RTPI Scotland welcomes apprenticeship proposals

Proposals in a new report to develop an apprenticeship scheme for urban planners have been welcomed by the Royal Town Planning Institute (RTPI) in Scotland.

RTPI Scotland welcomes apprenticeship proposals

The Skills in Planning Research Paper, commissioned by Skills Development Scotland (SDS) for Partners in Planning (PiP), of which RTPI is a member, sets out 25 recommendations to raise the profile of planning and attract more students and young people into the profession.

It comes as the planning workforce in Scotland faces significant demographic challenges with an ageing workforce coupled with a lack of younger workers and graduates entering the sector.

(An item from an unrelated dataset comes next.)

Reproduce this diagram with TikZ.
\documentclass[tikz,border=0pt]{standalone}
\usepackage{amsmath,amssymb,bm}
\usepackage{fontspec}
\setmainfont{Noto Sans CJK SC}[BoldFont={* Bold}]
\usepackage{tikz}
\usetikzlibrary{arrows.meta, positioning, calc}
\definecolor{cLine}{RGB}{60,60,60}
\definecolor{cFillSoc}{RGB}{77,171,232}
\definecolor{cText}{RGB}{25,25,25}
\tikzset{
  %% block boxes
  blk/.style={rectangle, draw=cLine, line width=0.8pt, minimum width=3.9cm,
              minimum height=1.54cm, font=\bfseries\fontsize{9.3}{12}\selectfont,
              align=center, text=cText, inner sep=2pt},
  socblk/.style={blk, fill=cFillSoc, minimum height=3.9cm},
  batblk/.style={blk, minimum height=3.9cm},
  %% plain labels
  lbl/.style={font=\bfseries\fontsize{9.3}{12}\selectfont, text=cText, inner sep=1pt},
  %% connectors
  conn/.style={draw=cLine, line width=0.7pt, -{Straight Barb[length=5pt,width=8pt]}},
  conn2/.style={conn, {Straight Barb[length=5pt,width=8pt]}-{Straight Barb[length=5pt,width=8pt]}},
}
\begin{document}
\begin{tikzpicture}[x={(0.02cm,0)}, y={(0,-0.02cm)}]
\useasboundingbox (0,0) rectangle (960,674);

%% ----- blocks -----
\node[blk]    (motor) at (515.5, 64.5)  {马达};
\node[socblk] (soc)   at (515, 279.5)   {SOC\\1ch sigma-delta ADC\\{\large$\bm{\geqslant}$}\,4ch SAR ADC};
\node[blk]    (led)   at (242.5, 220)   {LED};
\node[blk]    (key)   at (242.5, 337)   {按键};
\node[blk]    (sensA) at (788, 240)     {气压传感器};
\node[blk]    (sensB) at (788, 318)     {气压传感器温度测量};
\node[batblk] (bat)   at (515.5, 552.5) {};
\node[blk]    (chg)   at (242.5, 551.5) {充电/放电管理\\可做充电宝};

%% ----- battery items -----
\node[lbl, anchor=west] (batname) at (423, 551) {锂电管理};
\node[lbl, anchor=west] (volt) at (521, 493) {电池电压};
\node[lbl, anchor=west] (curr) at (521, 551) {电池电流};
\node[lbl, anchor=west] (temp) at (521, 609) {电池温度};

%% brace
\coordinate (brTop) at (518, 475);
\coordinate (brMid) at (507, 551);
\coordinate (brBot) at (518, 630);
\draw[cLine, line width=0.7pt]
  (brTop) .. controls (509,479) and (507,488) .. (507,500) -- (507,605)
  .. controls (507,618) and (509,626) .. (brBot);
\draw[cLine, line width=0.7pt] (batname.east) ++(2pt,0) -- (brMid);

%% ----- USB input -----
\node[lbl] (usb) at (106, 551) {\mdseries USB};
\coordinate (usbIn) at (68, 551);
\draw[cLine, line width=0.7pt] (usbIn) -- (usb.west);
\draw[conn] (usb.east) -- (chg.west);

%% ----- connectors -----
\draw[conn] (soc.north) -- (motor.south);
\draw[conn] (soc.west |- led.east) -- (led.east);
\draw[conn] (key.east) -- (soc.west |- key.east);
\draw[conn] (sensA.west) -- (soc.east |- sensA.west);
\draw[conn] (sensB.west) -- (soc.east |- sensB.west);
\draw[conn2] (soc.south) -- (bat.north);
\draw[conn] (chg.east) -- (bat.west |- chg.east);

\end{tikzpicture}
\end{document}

Craig McLaren, director of RTPI Scotland, said:  “I am very pleased that the report recognises the key role that the planning profession will play in supporting the post-Covid green recovery and in reaching the net zero carbon targets. This needs new ways of making planning a career option for more people so I am delighted that it highlights the case for establishing planning apprenticeship programmes as a means of supporting this. We will work with others to see how best to take this forward.”

The report highlights that there has been an estimated decline of five per cent in Scotland’s planning workforce since 2014, with the sector forecasted to grow 11% by 2030.

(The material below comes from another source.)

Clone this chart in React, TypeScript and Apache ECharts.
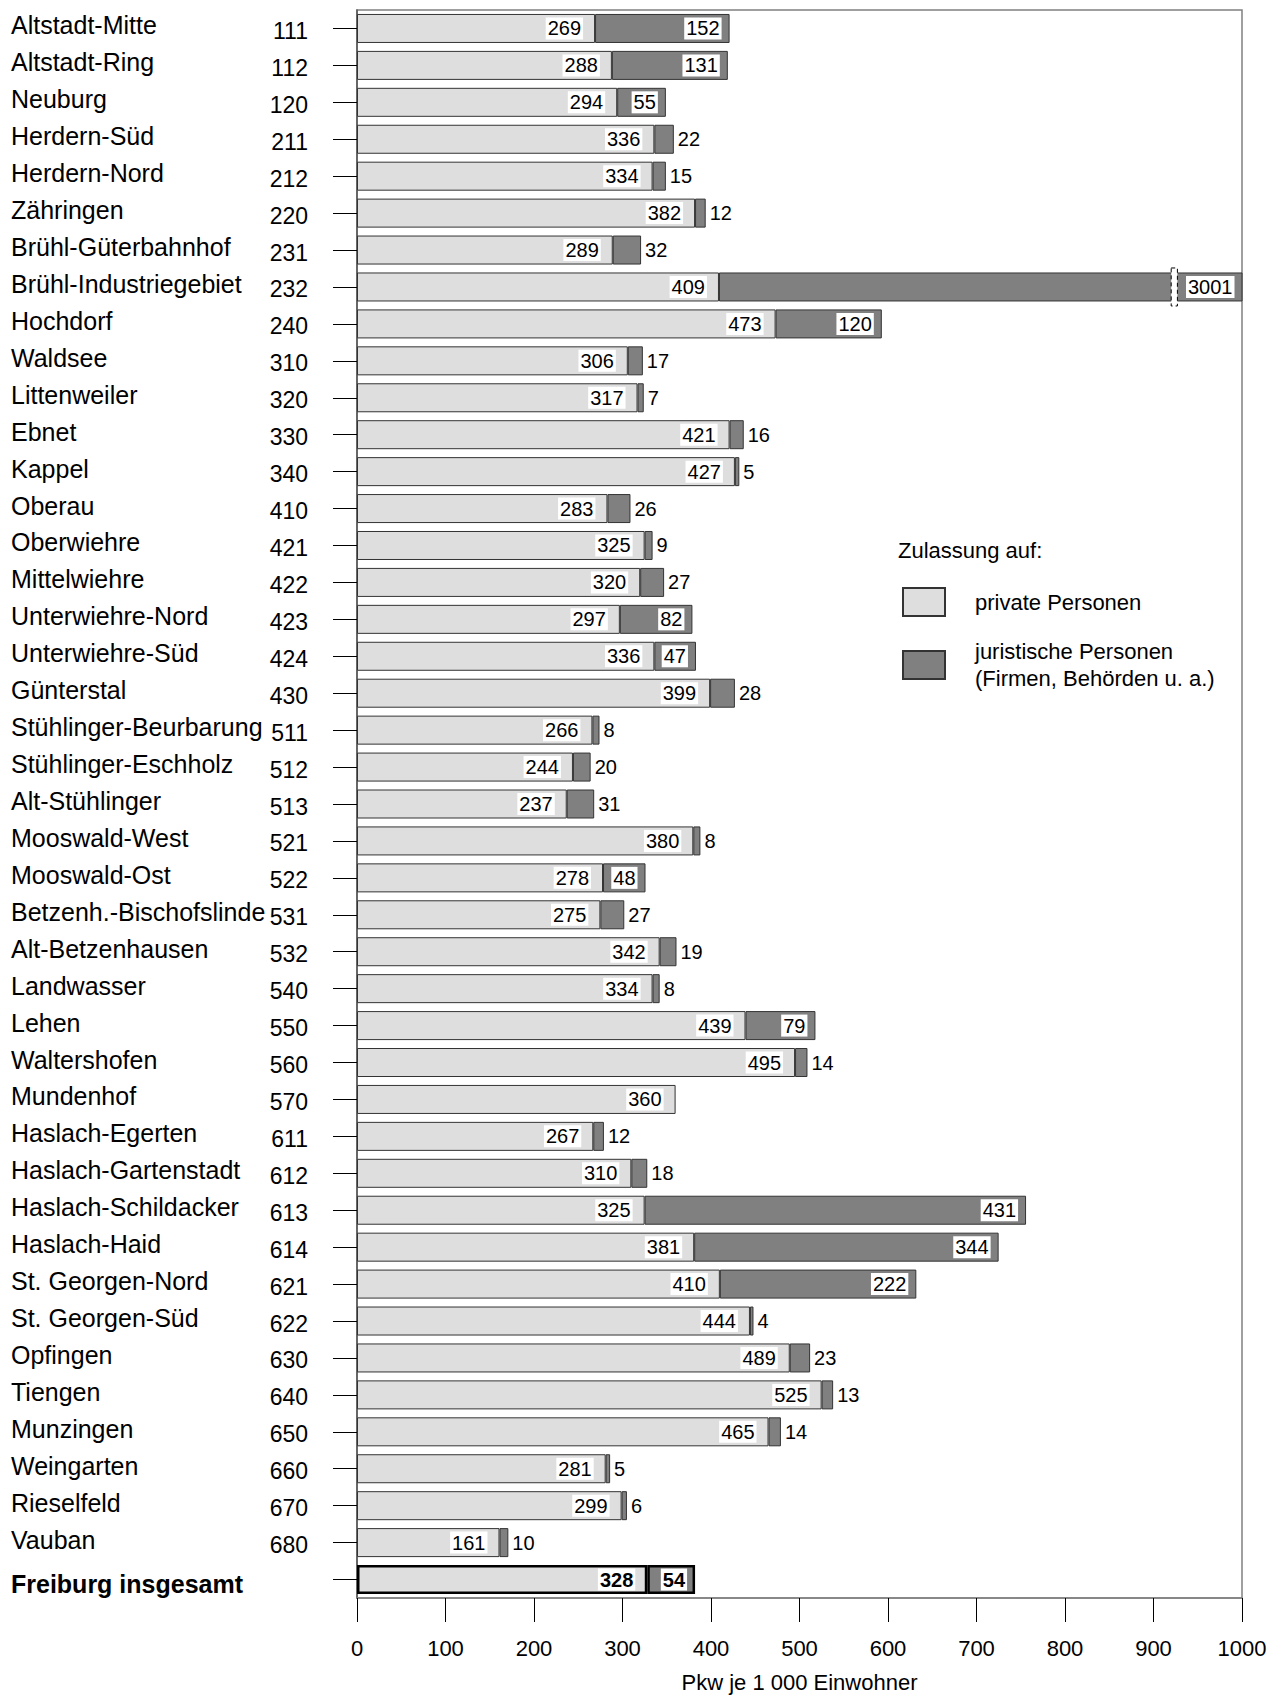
import React, { useEffect, useRef } from 'react';
import * as echarts from 'echarts';

const districts = [
  'Altstadt-Mitte', 'Altstadt-Ring', 'Neuburg', 'Herdern-Süd', 'Herdern-Nord', 'Zähringen',
  'Brühl-Güterbahnhof', 'Brühl-Industriegebiet', 'Hochdorf', 'Waldsee', 'Littenweiler', 'Ebnet',
  'Kappel', 'Oberau', 'Oberwiehre', 'Mittelwiehre', 'Unterwiehre-Nord', 'Unterwiehre-Süd',
  'Günterstal', 'Stühlinger-Beurbarung', 'Stühlinger-Eschholz', 'Alt-Stühlinger', 'Mooswald-West',
  'Mooswald-Ost', 'Betzenh.-Bischofslinde', 'Alt-Betzenhausen', 'Landwasser', 'Lehen',
  'Waltershofen', 'Mundenhof', 'Haslach-Egerten', 'Haslach-Gartenstadt', 'Haslach-Schildacker',
  'Haslach-Haid', 'St. Georgen-Nord', 'St. Georgen-Süd', 'Opfingen', 'Tiengen', 'Munzingen',
  'Weingarten', 'Rieselfeld', 'Vauban', 'Freiburg insgesamt',
];
const codes = [
  '111', '112', '120', '211', '212', '220', '231', '232', '240', '310', '320', '330', '340', '410',
  '421', '422', '423', '424', '430', '511', '512', '513', '521', '522', '531', '532', '540', '550',
  '560', '570', '611', '612', '613', '614', '621', '622', '630', '640', '650', '660', '670', '680', '',
];
const privateValues = [
  269, 288, 294, 336, 334, 382, 289, 409, 473, 306, 317, 421, 427, 283, 325, 320, 297, 336, 399,
  266, 244, 237, 380, 278, 275, 342, 334, 439, 495, 360, 267, 310, 325, 381, 410, 444, 489, 525,
  465, 281, 299, 161, 328,
];
const juristicValues: (number | null)[] = [
  152, 131, 55, 22, 15, 12, 32, 3001, 120, 17, 7, 16, 5, 26, 9, 27, 82, 47, 28, 8, 20, 31, 8, 48,
  27, 19, 8, 79, 14, null, 12, 18, 431, 344, 222, 4, 23, 13, 14, 5, 6, 10, 54,
];
const xMin = 0;
const xMax = 1000;
const xInterval = 100;
const BROKEN_CATEGORY = 'Brühl-Industriegebiet';
const BREAK_START = 920;
const BREAK_END = 927;

const FONT = 'Liberation Sans, Arial, Helvetica, sans-serif';
const LIGHT = '#dedede';
const DARK = '#808080';
const EDGE = '#333333';

export default function App() {
  const ref = useRef<HTMLDivElement>(null);

  useEffect(() => {
    if (!ref.current) return;
    const chart = echarts.init(ref.current, null, { renderer: 'svg' });
    const last = districts.length - 1;

    const privateData = privateValues.map((v, i) =>
      i === last
        ? { value: v, itemStyle: { borderWidth: 2.5, borderColor: '#000' }, label: { fontWeight: 'bold' } }
        : v
    );
    const juristicData = juristicValues.map((v, i) => {
      if (v == null) return '-';
      const inside = v >= 40;
      const label: any = inside
        ? { position: 'insideRight', distance: 8, backgroundColor: '#fff', padding: [1, 2] }
        : { position: 'right', distance: 4, backgroundColor: 'transparent', padding: 0 };
      if (i === last) label.fontWeight = 'bold';
      const item: any = { value: v, label };
      if (i === last) item.itemStyle = { borderWidth: 2.5, borderColor: '#000' };
      return item;
    });

    const option: any = {
      animation: false,
      textStyle: { fontFamily: FONT, color: '#000' },
      title: {
        text: 'Zulassung auf:',
        left: 898,
        top: 539,
        padding: 0,
        textStyle: { fontFamily: FONT, fontSize: 22, fontWeight: 'normal', color: '#000' },
      },
      legend: {
        orient: 'vertical',
        left: 902,
        top: 587,
        padding: 0,
        itemWidth: 42,
        itemHeight: 28,
        itemGap: 20,
        selectedMode: false,
        icon: 'rect',
        data: ['private Personen', 'juristische Personen\n(Firmen, Behörden u. a.)'],
        textStyle: { fontFamily: FONT, fontSize: 22, color: '#000', lineHeight: 27, padding: [2, 0, 0, 25] },
      },
      grid: {
        left: 357,
        top: 10,
        width: 885,
        height: 1591,
        show: true,
        borderColor: '#808080',
        borderWidth: 1.5,
        backgroundColor: 'transparent',
      },
      xAxis: {
        type: 'value',
        min: xMin,
        max: xMax,
        interval: xInterval,
        position: 'bottom',
        name: 'Pkw je 1 000 Einwohner',
        nameLocation: 'middle',
        nameGap: 73,
        nameTextStyle: { fontFamily: FONT, fontSize: 22, color: '#000' },
        axisLine: { show: true, lineStyle: { color: '#808080', width: 1.5 } },
        axisTick: { show: true, length: 24, lineStyle: { color: '#000', width: 1 } },
        axisLabel: {
          fontFamily: FONT,
          fontSize: 22,
          color: '#000',
          margin: 39,
          formatter: (v: number) => String(v),
        },
        splitLine: { show: false },
      },
      yAxis: {
        type: 'category',
        inverse: true,
        data: districts,
        axisLine: { show: true, lineStyle: { color: '#555', width: 1.5 } },
        axisTick: { show: true, alignWithLabel: true, length: 24, lineStyle: { color: '#000', width: 1 } },
        axisLabel: {
          margin: 49,
          interval: 0,
          formatter: (value: string, index: number) =>
            index === last ? `{b|${value}}` : `{n|${value}}{c|${codes[index]}}`,
          rich: {
            n: { fontFamily: FONT, fontSize: 25, color: '#000', width: 237, align: 'left', padding: [0, 0, 6, 0] },
            c: { fontFamily: FONT, fontSize: 23, color: '#000', width: 60, align: 'right', padding: [5, 0, 0, 0] },
            b: { fontFamily: FONT, fontSize: 25, fontWeight: 'bold', color: '#000', width: 297, align: 'left', padding: [8, 0, 0, 0] },
          },
        },
      },
      series: [
        {
          name: 'private Personen',
          type: 'bar',
          stack: 'pkw',
          barWidth: 29,
          data: privateData,
          itemStyle: { color: LIGHT, borderColor: EDGE, borderWidth: 1 },
          label: {
            show: true,
            position: 'insideRight',
            distance: 12,
            backgroundColor: '#fff',
            padding: [1, 2],
            fontFamily: FONT,
            fontSize: 20,
            color: '#000',
          },
        },
        {
          name: 'juristische Personen\n(Firmen, Behörden u. a.)',
          type: 'bar',
          stack: 'pkw',
          barWidth: 29,
          data: juristicData,
          itemStyle: { color: DARK, borderColor: EDGE, borderWidth: 1 },
          label: {
            show: true,
            fontFamily: FONT,
            fontSize: 20,
            color: '#000',
          },
        },
      ],
    };

    chart.setOption(option);

    const x1 = chart.convertToPixel({ xAxisIndex: 0 }, BREAK_START) as number;
    const x2 = chart.convertToPixel({ xAxisIndex: 0 }, BREAK_END) as number;
    const yc = chart.convertToPixel({ yAxisIndex: 0 }, BROKEN_CATEGORY) as number;
    chart.setOption({
      graphic: [
        {
          type: 'rect',
          z: 100,
          shape: { x: x1, y: yc - 19, width: x2 - x1, height: 38 },
          style: { fill: '#fff', stroke: '#000', lineWidth: 1, lineDash: [4, 3] },
        },
      ],
    });

    return () => chart.dispose();
  }, []);

  return (
    <div
      ref={ref}
      style={{ position: 'fixed', left: 0, top: 0, width: 1281, height: 1698, background: '#fff' }}
    />
  );
}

There will be a replacement demand of approximately 500 planners over the next 15 years as older planners retire, which will also result in a knowledge gap as experience is lost.

The Covid-19 pandemic is also likely to exacerbate challenges already facing the sector and the impact of inaction could be felt at both the micro and macro level.

The report identifies three key areas for action: promoting and raising awareness of planning, developing a ‘route map’ to ensure a sustainable supply of new entrants into the sector and developing skills within the workforce.

RTPI Scotland believes that developing new opportunities and opening up different entry routes, especially through an apprenticeship scheme, will help support the sector meet the replacement and expansion demand for new talent and address the identified skills shortages.